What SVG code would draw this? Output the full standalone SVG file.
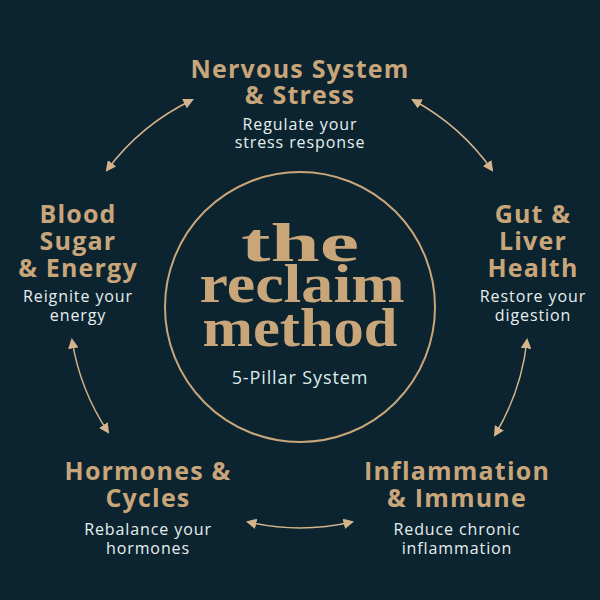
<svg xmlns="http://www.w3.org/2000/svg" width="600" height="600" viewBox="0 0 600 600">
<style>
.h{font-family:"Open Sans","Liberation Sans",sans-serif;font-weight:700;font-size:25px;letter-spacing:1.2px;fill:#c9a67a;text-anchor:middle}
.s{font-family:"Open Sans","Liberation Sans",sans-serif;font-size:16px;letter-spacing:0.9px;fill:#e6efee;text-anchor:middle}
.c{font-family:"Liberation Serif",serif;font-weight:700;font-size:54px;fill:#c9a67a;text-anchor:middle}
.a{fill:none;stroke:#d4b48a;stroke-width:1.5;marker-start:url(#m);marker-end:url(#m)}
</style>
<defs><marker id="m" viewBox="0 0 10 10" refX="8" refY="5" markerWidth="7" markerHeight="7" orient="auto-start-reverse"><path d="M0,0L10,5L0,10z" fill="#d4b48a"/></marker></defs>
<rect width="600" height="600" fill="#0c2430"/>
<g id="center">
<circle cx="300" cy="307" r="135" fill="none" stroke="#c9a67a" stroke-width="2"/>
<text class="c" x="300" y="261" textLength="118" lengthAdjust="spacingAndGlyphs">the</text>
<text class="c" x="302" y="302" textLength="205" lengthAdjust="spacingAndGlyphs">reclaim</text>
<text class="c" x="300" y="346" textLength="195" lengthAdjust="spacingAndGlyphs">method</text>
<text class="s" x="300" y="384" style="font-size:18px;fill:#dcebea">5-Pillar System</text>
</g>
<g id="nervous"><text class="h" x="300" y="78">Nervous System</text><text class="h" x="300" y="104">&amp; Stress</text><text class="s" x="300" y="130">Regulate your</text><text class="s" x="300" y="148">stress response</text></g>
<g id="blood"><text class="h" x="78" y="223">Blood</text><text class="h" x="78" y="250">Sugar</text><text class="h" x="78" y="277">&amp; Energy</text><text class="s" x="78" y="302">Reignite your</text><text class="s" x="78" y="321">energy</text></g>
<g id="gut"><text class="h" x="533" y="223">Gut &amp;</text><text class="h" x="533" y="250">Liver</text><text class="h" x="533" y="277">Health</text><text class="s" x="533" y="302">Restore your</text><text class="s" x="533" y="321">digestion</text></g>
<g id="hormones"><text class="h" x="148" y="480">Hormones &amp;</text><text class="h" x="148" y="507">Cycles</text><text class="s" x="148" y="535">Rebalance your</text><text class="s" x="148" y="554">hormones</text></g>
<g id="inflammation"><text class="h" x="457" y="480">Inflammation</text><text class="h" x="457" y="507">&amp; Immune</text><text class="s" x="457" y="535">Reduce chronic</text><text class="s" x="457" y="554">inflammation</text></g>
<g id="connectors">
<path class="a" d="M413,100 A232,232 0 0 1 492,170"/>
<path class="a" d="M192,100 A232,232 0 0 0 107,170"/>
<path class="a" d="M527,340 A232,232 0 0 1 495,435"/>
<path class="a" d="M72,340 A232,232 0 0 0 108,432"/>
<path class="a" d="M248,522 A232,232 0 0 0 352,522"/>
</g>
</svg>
□ □ □ □ □ □ □
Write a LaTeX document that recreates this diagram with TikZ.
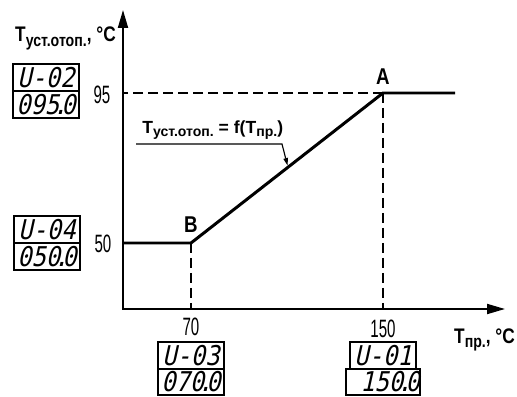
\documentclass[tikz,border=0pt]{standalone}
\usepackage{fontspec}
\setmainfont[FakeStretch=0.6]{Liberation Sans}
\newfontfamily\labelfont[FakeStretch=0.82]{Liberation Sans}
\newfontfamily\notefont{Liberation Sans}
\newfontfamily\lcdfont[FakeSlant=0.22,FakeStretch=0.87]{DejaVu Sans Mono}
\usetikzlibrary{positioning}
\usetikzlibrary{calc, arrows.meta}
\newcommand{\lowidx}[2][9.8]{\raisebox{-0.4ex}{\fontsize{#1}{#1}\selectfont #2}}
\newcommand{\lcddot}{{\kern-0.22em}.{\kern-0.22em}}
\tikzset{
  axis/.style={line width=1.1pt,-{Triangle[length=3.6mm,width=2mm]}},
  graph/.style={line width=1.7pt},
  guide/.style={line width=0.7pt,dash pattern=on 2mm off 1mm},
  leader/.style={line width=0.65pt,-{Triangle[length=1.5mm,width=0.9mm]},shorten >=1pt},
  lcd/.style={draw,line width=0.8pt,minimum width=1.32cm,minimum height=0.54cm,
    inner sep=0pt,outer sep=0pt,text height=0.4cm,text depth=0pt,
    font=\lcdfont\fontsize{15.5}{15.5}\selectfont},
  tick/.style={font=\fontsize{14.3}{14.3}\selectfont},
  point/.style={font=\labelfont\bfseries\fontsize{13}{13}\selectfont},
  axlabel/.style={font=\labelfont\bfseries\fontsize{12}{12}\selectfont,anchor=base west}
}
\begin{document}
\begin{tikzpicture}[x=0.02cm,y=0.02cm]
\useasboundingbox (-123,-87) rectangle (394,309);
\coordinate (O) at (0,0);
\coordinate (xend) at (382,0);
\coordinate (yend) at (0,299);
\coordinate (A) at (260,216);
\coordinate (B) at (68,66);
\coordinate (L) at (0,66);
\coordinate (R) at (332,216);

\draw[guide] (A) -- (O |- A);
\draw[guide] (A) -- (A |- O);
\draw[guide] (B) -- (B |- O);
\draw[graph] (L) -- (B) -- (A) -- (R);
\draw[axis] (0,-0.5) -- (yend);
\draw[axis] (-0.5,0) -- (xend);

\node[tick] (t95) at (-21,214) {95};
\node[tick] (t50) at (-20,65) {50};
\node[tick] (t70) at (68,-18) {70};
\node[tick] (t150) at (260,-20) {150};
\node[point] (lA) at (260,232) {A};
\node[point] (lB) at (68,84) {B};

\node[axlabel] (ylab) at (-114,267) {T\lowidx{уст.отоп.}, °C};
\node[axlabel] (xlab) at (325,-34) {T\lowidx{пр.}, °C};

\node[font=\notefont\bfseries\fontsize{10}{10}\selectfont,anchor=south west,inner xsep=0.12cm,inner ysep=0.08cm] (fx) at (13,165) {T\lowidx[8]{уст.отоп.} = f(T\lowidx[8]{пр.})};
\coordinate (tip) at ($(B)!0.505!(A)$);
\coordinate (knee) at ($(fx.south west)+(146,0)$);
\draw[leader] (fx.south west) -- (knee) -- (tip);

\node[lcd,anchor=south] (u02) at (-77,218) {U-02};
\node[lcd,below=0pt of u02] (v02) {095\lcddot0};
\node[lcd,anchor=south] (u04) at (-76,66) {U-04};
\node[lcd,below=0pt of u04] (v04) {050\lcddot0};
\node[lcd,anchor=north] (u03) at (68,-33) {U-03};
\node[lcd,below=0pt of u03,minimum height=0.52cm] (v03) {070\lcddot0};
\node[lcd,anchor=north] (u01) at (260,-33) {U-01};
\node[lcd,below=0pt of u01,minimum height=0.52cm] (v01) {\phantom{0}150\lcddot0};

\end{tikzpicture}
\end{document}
□ □ □ □ □ □ □
▸ Given exercise:
All lines above starting at the one with "Write a LaTeX" and ending at the one with "(R) at (332,216);", inclusive, are to be printed again exactly, with the pictures left out.

▸ Result of the exercise:
Write a LaTeX document that recreates this diagram with TikZ.
\documentclass[tikz,border=0pt]{standalone}
\usepackage{fontspec}
\setmainfont[FakeStretch=0.6]{Liberation Sans}
\newfontfamily\labelfont[FakeStretch=0.82]{Liberation Sans}
\newfontfamily\notefont{Liberation Sans}
\newfontfamily\lcdfont[FakeSlant=0.22,FakeStretch=0.87]{DejaVu Sans Mono}
\usetikzlibrary{positioning}
\usetikzlibrary{calc, arrows.meta}
\newcommand{\lowidx}[2][9.8]{\raisebox{-0.4ex}{\fontsize{#1}{#1}\selectfont #2}}
\newcommand{\lcddot}{{\kern-0.22em}.{\kern-0.22em}}
\tikzset{
  axis/.style={line width=1.1pt,-{Triangle[length=3.6mm,width=2mm]}},
  graph/.style={line width=1.7pt},
  guide/.style={line width=0.7pt,dash pattern=on 2mm off 1mm},
  leader/.style={line width=0.65pt,-{Triangle[length=1.5mm,width=0.9mm]},shorten >=1pt},
  lcd/.style={draw,line width=0.8pt,minimum width=1.32cm,minimum height=0.54cm,
    inner sep=0pt,outer sep=0pt,text height=0.4cm,text depth=0pt,
    font=\lcdfont\fontsize{15.5}{15.5}\selectfont},
  tick/.style={font=\fontsize{14.3}{14.3}\selectfont},
  point/.style={font=\labelfont\bfseries\fontsize{13}{13}\selectfont},
  axlabel/.style={font=\labelfont\bfseries\fontsize{12}{12}\selectfont,anchor=base west}
}
\begin{document}
\begin{tikzpicture}[x=0.02cm,y=0.02cm]
\useasboundingbox (-123,-87) rectangle (394,309);
\coordinate (O) at (0,0);
\coordinate (xend) at (382,0);
\coordinate (yend) at (0,299);
\coordinate (A) at (260,216);
\coordinate (B) at (68,66);
\coordinate (L) at (0,66);
\coordinate (R) at (332,216);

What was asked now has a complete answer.